* Brief *
From the listing below, pull out every line where the string "this" appears.
****
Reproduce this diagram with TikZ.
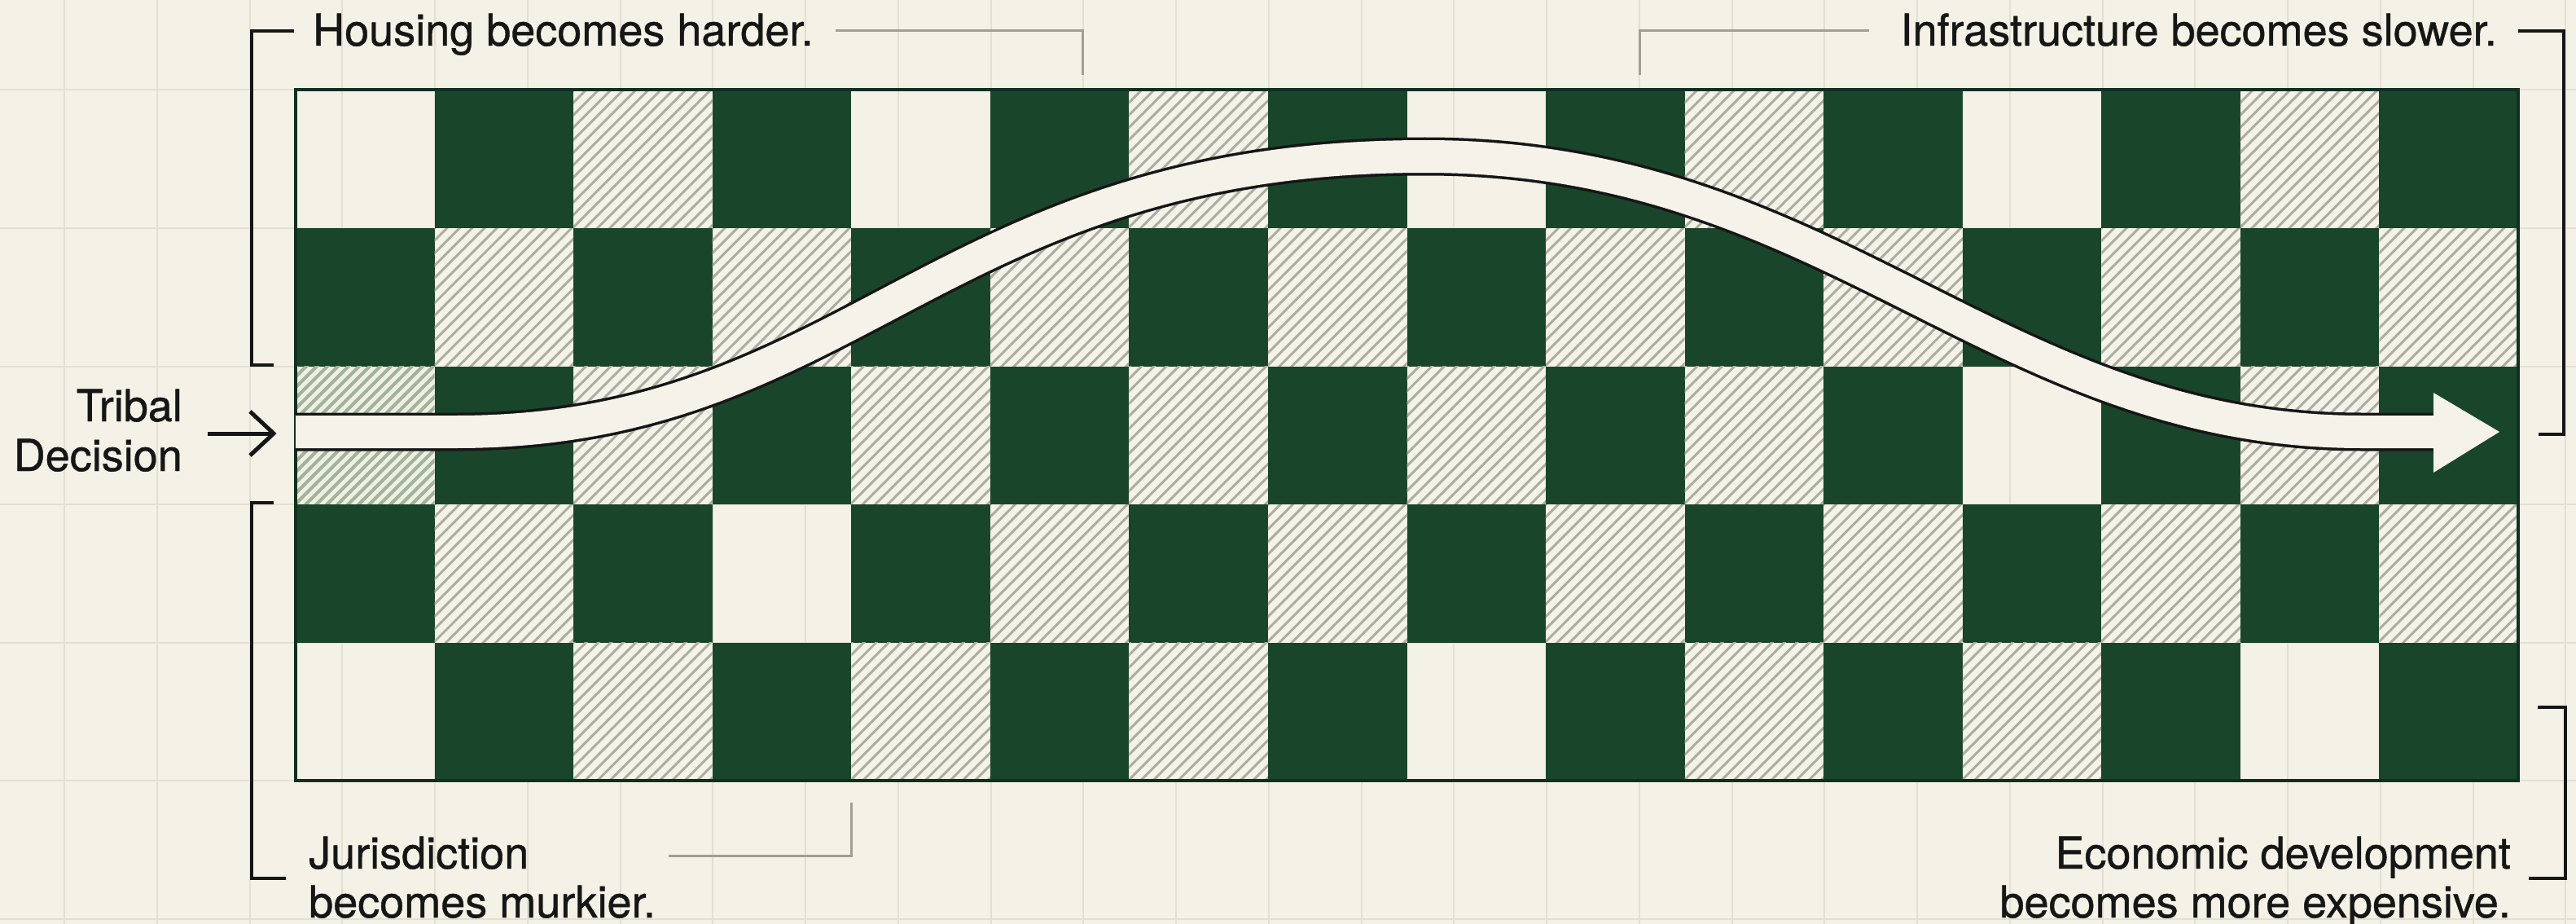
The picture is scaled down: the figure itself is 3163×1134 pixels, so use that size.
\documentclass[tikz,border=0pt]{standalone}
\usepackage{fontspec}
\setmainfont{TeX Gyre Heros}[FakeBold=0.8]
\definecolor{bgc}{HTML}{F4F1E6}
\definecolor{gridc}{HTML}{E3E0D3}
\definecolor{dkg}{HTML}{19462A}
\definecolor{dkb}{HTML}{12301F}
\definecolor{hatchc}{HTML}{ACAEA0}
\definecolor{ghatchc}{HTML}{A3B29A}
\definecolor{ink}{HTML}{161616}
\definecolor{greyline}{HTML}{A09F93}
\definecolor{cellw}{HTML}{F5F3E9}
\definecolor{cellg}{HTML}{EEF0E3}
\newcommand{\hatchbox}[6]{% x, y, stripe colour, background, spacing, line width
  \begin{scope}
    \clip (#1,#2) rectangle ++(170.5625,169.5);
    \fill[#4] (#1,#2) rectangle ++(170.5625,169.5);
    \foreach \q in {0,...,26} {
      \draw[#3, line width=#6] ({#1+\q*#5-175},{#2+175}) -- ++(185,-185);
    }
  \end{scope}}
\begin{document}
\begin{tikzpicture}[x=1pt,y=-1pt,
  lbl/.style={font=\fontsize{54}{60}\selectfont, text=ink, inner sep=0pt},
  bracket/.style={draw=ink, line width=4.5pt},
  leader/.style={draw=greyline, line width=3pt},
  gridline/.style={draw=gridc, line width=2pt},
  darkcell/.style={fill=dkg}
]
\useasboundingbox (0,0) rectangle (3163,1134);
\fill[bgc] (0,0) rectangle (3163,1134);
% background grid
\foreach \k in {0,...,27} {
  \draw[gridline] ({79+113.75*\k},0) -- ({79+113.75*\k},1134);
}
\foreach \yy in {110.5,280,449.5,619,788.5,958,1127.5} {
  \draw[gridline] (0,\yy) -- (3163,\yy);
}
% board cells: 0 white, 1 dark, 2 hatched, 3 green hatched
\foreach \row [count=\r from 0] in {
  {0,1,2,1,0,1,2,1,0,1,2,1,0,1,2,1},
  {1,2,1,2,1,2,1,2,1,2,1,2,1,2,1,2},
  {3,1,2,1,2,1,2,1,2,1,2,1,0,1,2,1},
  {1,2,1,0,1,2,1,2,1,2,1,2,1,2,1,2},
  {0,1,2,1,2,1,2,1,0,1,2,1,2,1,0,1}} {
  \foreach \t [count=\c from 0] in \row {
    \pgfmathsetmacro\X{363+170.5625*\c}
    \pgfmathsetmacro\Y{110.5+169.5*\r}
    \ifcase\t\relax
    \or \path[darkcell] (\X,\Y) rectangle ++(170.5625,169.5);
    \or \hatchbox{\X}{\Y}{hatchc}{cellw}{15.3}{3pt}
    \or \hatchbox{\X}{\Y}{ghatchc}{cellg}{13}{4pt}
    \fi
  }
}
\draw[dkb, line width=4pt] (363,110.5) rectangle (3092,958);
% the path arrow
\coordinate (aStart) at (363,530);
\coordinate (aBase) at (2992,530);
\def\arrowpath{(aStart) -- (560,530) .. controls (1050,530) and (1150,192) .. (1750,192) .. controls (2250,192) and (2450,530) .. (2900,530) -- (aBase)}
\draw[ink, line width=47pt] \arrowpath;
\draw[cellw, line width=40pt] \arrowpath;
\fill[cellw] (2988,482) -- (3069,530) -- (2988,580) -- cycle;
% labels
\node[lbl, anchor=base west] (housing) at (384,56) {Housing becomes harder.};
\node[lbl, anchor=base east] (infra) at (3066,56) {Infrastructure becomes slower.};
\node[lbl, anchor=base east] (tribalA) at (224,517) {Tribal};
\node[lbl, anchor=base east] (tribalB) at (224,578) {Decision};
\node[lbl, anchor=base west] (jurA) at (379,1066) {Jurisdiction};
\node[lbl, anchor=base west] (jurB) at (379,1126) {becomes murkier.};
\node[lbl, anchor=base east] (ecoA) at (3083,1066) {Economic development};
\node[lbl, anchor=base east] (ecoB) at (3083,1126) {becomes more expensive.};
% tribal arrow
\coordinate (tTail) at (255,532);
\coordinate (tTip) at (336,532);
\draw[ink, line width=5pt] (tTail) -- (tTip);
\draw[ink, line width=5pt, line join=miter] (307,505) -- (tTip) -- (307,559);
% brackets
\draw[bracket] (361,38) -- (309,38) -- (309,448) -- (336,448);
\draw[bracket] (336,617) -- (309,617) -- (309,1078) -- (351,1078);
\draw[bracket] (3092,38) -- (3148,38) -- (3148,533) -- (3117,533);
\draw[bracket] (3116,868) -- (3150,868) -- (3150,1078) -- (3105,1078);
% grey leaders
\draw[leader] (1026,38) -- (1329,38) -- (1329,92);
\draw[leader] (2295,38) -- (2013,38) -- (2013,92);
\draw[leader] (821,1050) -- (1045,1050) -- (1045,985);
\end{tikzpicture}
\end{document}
****
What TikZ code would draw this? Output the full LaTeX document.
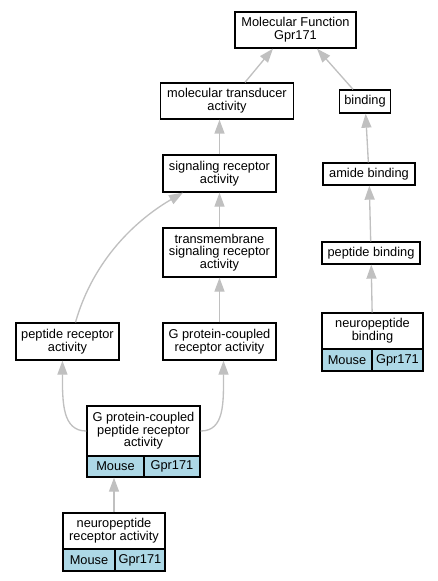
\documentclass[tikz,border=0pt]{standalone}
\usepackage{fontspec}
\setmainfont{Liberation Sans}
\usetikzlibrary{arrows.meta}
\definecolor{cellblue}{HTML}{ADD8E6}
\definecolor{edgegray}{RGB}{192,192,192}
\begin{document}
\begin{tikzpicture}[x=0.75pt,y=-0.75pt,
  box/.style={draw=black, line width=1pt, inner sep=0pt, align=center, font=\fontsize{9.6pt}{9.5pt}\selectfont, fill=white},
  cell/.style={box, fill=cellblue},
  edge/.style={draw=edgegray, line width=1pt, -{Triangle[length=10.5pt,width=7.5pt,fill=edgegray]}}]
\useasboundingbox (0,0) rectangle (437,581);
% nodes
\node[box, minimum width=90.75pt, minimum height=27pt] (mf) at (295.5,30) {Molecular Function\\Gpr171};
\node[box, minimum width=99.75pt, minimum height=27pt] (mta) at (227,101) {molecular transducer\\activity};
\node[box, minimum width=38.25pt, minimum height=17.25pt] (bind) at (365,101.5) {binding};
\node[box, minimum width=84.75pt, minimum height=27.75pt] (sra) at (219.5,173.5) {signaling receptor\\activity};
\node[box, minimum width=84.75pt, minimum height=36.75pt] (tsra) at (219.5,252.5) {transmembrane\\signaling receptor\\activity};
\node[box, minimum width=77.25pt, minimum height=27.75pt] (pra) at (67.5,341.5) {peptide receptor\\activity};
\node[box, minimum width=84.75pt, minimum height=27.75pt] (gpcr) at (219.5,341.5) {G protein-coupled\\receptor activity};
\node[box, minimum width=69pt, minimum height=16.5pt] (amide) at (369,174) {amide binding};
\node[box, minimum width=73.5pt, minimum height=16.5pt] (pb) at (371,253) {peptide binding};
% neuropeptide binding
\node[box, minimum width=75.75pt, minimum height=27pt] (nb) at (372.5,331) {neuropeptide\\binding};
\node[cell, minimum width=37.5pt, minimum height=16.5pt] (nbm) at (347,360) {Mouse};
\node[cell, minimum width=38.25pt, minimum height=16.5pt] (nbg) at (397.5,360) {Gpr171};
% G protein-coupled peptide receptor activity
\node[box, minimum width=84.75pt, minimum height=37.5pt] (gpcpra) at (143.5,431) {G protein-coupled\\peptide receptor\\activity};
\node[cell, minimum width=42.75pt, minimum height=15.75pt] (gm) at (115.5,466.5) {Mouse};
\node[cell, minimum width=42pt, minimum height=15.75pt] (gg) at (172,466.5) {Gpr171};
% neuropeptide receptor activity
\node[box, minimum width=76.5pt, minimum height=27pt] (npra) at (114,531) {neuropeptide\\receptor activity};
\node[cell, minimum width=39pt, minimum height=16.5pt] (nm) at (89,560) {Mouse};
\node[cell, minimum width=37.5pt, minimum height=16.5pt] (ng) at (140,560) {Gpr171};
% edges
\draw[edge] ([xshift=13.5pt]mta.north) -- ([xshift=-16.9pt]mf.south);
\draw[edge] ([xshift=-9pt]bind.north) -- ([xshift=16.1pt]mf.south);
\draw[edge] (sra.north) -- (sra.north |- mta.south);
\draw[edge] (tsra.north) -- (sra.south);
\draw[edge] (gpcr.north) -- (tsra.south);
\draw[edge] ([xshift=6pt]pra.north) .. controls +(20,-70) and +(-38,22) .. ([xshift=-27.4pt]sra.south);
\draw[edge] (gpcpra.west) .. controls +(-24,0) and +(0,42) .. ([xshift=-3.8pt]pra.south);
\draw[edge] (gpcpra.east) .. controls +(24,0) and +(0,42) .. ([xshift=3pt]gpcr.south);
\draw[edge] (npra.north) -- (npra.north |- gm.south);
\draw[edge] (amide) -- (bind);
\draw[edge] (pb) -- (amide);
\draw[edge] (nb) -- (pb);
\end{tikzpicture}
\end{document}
****
* Output *
Reproduce this diagram with TikZ.
What TikZ code would draw this? Output the full LaTeX document.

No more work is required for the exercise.